Ban's call for Israel and the Palestinians to restart negotiations -- and for Israel to stop settlement construction in the occupied West Bank and East Jerusalem -- follows a meeting in Moscow of the so-called Mideast Quartet, made up of the United Nations, Russia, the United States, and the European Union.

The quartet called for direct negotiations between Israel and the Palestinians with the aim of producing an agreement within 24 months to end Israeli occupation and establish an independent Palestinian state.

"The quartet has made a very strong statement," Ban said. "This quartet meeting has been, to my mind, [made] most substantive and strongest statement which we ever made during the last two, three years. I sincerely hope that the parties concerned, particularly the Israeli authorities, will heed to these calls and appeals and urging of international community -- particularly the quartet."

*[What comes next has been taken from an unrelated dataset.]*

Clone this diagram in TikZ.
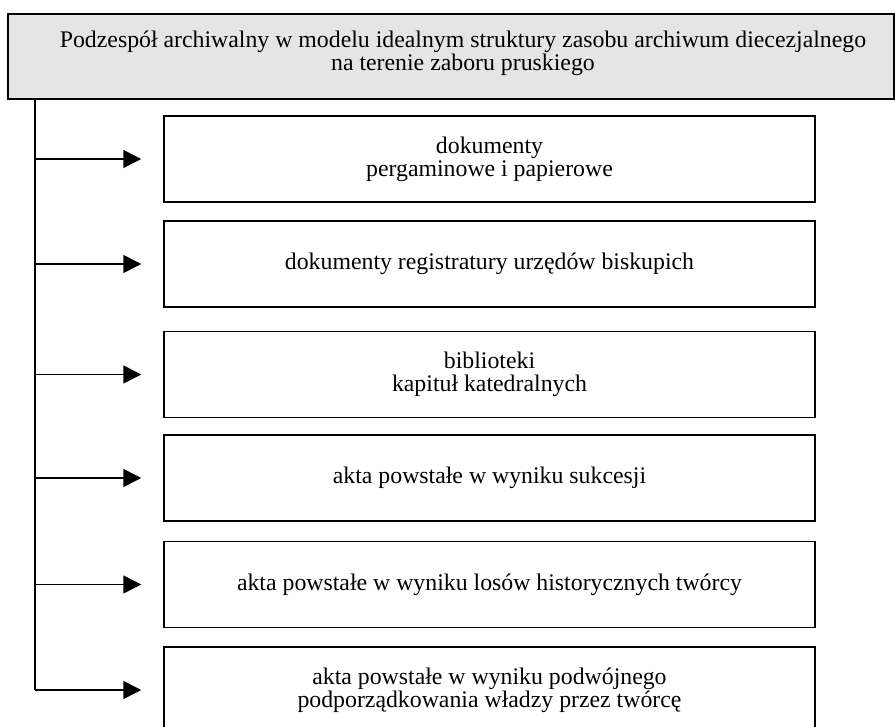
\documentclass[tikz,border=0pt]{standalone}
\usepackage{fontspec}
\setmainfont{Liberation Serif}
\usetikzlibrary{arrows.meta}

\tikzset{
  txt/.style={align=center,font=\fontsize{11.9}{11.4}\selectfont},
  box/.style={draw,line width=0.75pt,minimum width=325.5pt,minimum height=43pt,inner sep=0pt,txt},
  headbox/.style={draw,line width=0.75pt,fill=black!10,minimum width=443pt,minimum height=42.5pt,inner sep=0pt},
  link/.style={line width=0.75pt,-{Triangle[length=9pt,width=9pt]},shorten >=11pt}
}

\begin{document}
\begin{tikzpicture}[x=0.5pt,y=-0.5pt]
         \useasboundingbox (0,0) rectangle (895,727) ;
         % naglowek
         \node[headbox] (head) at (451,56.5) {} ;
         \node[txt] (headtxt) at (463,53) {Podzespół archiwalny w modelu idealnym struktury zasobu archiwum diecezjalnego\\na terenie zaboru pruskiego} ;
         % skladniki
         \node[box] (b1) at (489.5,159) {dokumenty\\pergaminowe i papierowe} ;
         \node[box] (b2) at (489.5,264) {dokumenty registratury urzędów biskupich} ;
         \node[box] (b3) at (489.5,374.5) {biblioteki\\kapituł katedralnych} ;
         \node[box] (b4) at (489.5,478) {akta powstałe w wyniku sukcesji} ;
         \node[box] (b5) at (489.5,584.5) {akta powstałe w wyniku losów historycznych twórcy} ;
         \node[box] (b6) at (489.5,690) {akta powstałe w wyniku podwójnego\\podporządkowania władzy przez twórcę} ;
         % linia pionowa
         \coordinate (top) at ([xshift=13.75pt]head.south west) ;
         \coordinate (bottom) at (top |- b6.west) ;
         \draw[line width=0.75pt] (top) -- (bottom) ;
         \draw[link] (top |- b1.west) -- (b1.west) ;
         \draw[link] (top |- b2.west) -- (b2.west) ;
         \draw[link] (top |- b3.west) -- (b3.west) ;
         \draw[link] (top |- b4.west) -- (b4.west) ;
         \draw[link] (top |- b5.west) -- (b5.west) ;
         \draw[link] (bottom) -- (b6.west) ;
      \end{tikzpicture}
\end{document}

The sides have not engaged in negotiations in more than a year.

Netanyahu said today that he would not restrict construction in east Jerusalem, a step requested by the U.S. But he said Israel is willing to upgrade indirect talks with the Palestinians to include the main issues dividing them.

Netanyahu originally had wanted to put off, until direct talks are launched, issues like the status of contested East Jerusalem, final borders and the fate of Palestinian refugees.

It was not immediately clear what Netanyahu's declared refusal to halt Jewish settlement construction in East Jerusalem -- the territory that lies at the center of the Israeli-Palestinian conflict -- would mean for future relations with Washington and the rest of the international community.

Netanyahu's moves go nowhere near the U.S. demand to cancel a major new housing project at the heart of the row. But he apparently has offered enough to prompt U.S. Secretary of State Hillary Rodham Clinton to send Mitchell back to the region later this week.